=== PROVIDED DATA ===
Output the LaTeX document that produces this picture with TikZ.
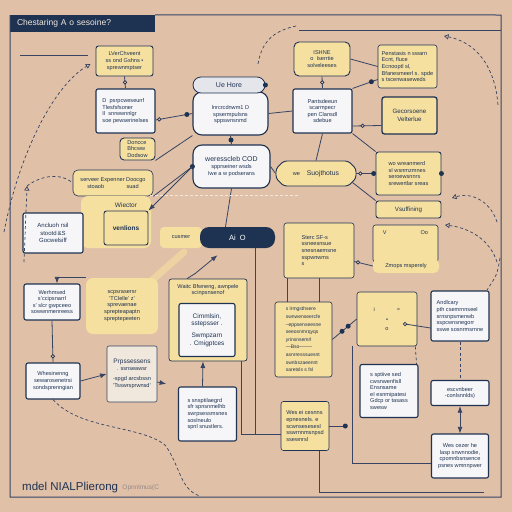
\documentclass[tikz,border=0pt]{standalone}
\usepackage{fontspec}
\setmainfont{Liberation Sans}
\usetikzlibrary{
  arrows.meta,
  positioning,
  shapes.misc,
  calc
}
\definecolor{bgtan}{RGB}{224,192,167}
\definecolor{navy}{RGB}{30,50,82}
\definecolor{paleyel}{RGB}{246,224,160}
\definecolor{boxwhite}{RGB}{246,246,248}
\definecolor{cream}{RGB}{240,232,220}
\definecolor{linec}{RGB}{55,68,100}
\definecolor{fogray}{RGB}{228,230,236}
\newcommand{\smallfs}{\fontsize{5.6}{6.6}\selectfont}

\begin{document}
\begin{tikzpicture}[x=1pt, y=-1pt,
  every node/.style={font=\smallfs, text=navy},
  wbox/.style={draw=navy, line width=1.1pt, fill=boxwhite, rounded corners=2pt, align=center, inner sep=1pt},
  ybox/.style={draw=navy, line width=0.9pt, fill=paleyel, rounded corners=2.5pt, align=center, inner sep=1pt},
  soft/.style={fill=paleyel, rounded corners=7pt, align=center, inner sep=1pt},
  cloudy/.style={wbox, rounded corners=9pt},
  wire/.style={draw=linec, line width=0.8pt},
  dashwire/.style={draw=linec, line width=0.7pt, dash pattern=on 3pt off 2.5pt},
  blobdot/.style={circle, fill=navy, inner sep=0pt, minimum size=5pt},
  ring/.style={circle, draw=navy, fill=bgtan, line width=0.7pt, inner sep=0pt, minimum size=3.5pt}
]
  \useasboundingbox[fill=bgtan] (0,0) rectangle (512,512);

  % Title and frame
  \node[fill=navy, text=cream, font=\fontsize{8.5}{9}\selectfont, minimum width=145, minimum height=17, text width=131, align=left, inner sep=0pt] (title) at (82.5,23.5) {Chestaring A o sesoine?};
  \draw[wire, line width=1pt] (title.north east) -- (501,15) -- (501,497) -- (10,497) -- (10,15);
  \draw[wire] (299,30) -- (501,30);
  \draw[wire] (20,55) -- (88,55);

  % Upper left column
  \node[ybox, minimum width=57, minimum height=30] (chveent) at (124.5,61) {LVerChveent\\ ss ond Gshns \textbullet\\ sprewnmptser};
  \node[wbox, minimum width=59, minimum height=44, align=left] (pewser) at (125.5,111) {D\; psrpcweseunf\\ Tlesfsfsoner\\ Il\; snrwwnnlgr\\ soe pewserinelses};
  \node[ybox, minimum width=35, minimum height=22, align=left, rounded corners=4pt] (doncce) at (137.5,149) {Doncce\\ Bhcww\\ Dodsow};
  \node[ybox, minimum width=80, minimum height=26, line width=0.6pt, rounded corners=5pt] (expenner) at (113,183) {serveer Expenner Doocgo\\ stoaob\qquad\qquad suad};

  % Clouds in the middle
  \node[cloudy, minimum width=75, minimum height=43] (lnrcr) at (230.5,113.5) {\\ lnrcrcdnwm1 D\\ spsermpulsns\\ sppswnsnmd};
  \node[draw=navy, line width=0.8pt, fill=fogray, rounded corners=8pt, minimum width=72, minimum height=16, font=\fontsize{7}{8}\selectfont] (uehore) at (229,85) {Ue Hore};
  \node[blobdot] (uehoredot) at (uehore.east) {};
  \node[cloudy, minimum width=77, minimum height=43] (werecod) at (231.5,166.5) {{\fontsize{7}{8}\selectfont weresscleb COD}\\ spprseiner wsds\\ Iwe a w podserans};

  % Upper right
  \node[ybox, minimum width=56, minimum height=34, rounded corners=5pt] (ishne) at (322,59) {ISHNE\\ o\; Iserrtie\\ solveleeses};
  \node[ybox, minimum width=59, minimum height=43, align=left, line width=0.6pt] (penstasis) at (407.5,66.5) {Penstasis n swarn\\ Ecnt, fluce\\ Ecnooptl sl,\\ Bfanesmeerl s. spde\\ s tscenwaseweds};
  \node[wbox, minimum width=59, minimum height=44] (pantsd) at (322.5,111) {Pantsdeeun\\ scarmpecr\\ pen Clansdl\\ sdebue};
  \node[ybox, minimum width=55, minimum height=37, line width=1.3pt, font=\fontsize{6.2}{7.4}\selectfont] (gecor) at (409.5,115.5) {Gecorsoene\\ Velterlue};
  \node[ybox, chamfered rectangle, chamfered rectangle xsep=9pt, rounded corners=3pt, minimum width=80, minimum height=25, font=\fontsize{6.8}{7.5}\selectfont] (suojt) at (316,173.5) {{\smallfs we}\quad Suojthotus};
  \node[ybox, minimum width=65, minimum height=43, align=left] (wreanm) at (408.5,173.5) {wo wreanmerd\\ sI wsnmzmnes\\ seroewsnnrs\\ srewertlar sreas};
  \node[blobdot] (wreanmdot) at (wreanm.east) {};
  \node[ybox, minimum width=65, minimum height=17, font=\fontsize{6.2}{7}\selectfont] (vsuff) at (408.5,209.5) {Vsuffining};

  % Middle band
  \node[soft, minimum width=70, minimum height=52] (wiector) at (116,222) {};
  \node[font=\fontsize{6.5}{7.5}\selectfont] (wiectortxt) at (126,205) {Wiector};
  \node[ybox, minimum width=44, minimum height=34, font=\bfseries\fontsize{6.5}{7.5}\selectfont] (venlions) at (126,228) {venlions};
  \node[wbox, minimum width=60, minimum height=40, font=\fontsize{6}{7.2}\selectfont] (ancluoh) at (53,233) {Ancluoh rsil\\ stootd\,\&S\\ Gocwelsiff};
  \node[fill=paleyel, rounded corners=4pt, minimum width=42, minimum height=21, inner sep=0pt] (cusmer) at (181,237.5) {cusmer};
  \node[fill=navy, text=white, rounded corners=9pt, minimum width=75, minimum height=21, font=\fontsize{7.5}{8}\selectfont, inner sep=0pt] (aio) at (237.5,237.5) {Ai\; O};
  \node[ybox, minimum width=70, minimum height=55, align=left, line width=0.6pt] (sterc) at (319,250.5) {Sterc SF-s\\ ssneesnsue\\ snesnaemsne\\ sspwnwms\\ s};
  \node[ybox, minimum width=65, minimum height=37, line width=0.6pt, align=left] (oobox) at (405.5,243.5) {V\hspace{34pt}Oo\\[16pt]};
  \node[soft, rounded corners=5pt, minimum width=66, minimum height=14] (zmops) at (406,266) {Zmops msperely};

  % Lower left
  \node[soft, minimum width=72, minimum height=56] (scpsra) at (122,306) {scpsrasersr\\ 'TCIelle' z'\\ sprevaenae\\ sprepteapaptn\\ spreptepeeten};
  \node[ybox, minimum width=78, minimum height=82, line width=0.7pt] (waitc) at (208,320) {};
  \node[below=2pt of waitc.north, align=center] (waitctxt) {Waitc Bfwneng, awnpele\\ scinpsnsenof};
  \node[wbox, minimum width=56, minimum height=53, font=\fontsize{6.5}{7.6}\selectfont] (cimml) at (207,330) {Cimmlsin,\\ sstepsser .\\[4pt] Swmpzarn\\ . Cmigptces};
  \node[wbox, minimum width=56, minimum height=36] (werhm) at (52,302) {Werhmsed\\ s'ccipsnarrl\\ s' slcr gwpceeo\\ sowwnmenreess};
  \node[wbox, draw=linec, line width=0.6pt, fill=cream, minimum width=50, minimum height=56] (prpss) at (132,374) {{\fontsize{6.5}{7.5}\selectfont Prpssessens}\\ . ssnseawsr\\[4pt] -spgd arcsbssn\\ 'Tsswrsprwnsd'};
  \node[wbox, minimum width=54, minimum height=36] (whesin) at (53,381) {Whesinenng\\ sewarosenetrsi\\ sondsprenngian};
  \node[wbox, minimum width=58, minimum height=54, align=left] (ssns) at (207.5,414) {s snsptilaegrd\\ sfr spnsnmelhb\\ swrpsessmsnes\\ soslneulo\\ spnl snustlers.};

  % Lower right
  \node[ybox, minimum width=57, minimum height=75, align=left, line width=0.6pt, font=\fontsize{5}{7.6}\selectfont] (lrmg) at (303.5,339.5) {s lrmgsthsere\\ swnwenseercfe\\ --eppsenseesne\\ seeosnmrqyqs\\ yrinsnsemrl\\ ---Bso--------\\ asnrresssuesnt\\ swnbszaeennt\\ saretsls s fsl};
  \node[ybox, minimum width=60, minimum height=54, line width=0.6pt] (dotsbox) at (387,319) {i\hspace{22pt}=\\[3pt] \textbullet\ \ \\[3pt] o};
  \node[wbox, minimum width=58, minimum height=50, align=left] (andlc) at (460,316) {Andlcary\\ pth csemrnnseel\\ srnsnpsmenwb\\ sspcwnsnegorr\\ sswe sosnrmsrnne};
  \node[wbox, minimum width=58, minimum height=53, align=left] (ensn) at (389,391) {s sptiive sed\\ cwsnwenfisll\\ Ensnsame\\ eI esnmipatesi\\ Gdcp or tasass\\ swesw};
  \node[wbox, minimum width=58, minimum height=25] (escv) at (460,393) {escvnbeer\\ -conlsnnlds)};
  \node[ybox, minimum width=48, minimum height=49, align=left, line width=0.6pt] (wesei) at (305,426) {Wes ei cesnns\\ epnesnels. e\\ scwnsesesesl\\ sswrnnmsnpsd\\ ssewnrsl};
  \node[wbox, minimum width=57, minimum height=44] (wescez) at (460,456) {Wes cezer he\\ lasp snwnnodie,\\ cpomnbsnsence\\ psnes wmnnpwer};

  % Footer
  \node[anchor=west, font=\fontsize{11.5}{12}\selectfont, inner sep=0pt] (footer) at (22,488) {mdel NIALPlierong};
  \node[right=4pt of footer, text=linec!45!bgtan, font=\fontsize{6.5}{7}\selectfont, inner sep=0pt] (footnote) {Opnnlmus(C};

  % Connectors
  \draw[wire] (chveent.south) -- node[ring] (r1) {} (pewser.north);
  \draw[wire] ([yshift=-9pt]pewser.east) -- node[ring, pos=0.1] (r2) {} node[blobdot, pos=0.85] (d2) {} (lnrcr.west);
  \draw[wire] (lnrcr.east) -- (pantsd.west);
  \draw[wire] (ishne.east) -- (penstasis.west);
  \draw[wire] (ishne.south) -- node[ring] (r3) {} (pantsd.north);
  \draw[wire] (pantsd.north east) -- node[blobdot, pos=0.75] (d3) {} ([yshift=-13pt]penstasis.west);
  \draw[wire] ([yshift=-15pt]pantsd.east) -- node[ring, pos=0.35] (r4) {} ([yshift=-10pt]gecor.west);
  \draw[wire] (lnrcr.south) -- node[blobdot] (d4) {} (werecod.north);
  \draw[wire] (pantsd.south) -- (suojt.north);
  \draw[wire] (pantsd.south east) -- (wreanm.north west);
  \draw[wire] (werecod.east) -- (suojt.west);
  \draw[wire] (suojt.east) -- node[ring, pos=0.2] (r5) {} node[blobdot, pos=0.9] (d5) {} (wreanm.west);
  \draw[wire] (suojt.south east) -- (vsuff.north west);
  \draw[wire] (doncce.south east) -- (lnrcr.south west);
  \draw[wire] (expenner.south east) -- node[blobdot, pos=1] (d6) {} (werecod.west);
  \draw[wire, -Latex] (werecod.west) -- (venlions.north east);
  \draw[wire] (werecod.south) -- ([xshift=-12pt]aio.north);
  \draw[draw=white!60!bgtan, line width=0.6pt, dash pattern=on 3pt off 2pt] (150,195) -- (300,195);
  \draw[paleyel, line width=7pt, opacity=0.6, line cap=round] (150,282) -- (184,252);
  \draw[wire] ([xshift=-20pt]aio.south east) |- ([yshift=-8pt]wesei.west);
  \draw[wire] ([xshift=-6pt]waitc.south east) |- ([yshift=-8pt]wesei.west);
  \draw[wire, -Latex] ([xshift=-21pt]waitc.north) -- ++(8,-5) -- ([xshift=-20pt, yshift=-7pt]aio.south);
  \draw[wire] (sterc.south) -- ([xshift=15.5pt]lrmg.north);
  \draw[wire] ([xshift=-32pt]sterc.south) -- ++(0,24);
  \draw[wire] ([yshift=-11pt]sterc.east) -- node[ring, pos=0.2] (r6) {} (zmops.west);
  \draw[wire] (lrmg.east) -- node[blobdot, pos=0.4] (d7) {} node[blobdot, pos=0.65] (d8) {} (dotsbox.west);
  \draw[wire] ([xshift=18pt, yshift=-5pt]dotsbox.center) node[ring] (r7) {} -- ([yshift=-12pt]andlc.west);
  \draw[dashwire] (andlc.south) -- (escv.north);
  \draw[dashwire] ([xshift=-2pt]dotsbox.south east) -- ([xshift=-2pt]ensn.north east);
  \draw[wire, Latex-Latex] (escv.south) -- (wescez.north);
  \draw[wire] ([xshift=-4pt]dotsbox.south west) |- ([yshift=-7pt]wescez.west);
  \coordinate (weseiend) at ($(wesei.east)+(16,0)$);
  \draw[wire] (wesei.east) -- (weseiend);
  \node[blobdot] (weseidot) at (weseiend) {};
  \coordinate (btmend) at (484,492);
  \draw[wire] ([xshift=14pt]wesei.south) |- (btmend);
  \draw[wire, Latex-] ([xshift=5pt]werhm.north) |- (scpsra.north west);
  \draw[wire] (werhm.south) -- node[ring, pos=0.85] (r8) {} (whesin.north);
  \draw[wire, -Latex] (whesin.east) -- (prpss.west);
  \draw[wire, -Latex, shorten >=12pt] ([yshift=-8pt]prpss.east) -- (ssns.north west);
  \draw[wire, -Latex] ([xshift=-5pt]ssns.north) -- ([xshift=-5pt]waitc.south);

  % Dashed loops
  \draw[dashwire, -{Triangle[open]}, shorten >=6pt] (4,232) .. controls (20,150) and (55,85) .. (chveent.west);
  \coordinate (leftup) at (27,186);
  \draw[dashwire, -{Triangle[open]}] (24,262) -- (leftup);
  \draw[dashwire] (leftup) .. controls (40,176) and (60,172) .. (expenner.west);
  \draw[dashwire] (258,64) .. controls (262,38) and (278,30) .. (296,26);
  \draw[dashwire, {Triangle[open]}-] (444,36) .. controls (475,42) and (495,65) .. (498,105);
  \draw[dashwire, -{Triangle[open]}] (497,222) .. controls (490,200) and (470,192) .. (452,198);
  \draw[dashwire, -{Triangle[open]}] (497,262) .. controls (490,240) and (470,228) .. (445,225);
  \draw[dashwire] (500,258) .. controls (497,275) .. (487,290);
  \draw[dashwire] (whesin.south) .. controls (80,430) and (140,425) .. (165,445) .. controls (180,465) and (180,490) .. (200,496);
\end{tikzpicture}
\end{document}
===
→ **GIVEN REQUEST**:
Make an exact copy of the lines from the top of the material through the line with "(0,0) rectangle (512,512);", pictures excluded.

→ **RESPONSE FOR THIS EXERCISE**:
Output the LaTeX document that produces this picture with TikZ.
\documentclass[tikz,border=0pt]{standalone}
\usepackage{fontspec}
\setmainfont{Liberation Sans}
\usetikzlibrary{
  arrows.meta,
  positioning,
  shapes.misc,
  calc
}
\definecolor{bgtan}{RGB}{224,192,167}
\definecolor{navy}{RGB}{30,50,82}
\definecolor{paleyel}{RGB}{246,224,160}
\definecolor{boxwhite}{RGB}{246,246,248}
\definecolor{cream}{RGB}{240,232,220}
\definecolor{linec}{RGB}{55,68,100}
\definecolor{fogray}{RGB}{228,230,236}
\newcommand{\smallfs}{\fontsize{5.6}{6.6}\selectfont}

\begin{document}
\begin{tikzpicture}[x=1pt, y=-1pt,
  every node/.style={font=\smallfs, text=navy},
  wbox/.style={draw=navy, line width=1.1pt, fill=boxwhite, rounded corners=2pt, align=center, inner sep=1pt},
  ybox/.style={draw=navy, line width=0.9pt, fill=paleyel, rounded corners=2.5pt, align=center, inner sep=1pt},
  soft/.style={fill=paleyel, rounded corners=7pt, align=center, inner sep=1pt},
  cloudy/.style={wbox, rounded corners=9pt},
  wire/.style={draw=linec, line width=0.8pt},
  dashwire/.style={draw=linec, line width=0.7pt, dash pattern=on 3pt off 2.5pt},
  blobdot/.style={circle, fill=navy, inner sep=0pt, minimum size=5pt},
  ring/.style={circle, draw=navy, fill=bgtan, line width=0.7pt, inner sep=0pt, minimum size=3.5pt}
]
  \useasboundingbox[fill=bgtan] (0,0) rectangle (512,512);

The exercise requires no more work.